Я сказал и понял вдруг, что не соврал. Именно так и думал всегда, но только не давал себе в том отчёта. В смысле православия. И вообще.
Вновь недолго помолчали. Все, включая заоконное небо, буквально за миг до этого глухими завываниями неспокойного ветра известившее роту о скорой непогоде.
– Ясненько! – с неожиданной весёлостью в голосе прервал вдруг паузу ефрейтор-татарин. – Ты, – кивнул он на меня, – православный, а он, – сделал злющими глазами в сторону командира отделения, – самопальный. Или как ты там его назвал? Само… иди… инте… идиотский?
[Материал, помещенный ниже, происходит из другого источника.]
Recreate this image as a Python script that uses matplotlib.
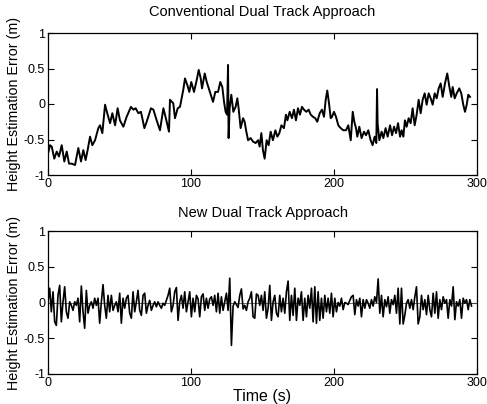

Первое изумление солдатской аудитории тому, что тихая гарнизонная мышь неожиданно для всех оказалась ушлой полковой крысой, прошло быстрее, чем я предполагал. Потому что по итогам накоротке состоявшейся сессии гнев бойцов отделения явно превышал их же искреннее удивление. И теперь требовал удовлетворения любым путём. Место, на котором возникло это неожиданно быстрое озлобление, оказалось вовсе не пустым, как изначально полагал наш служивый люд. Место это, как выяснилось теперь, всегда было занято хитроумным неудачником-лицедеем нерусского корня, так долго игравшим роль затесавшегося своего.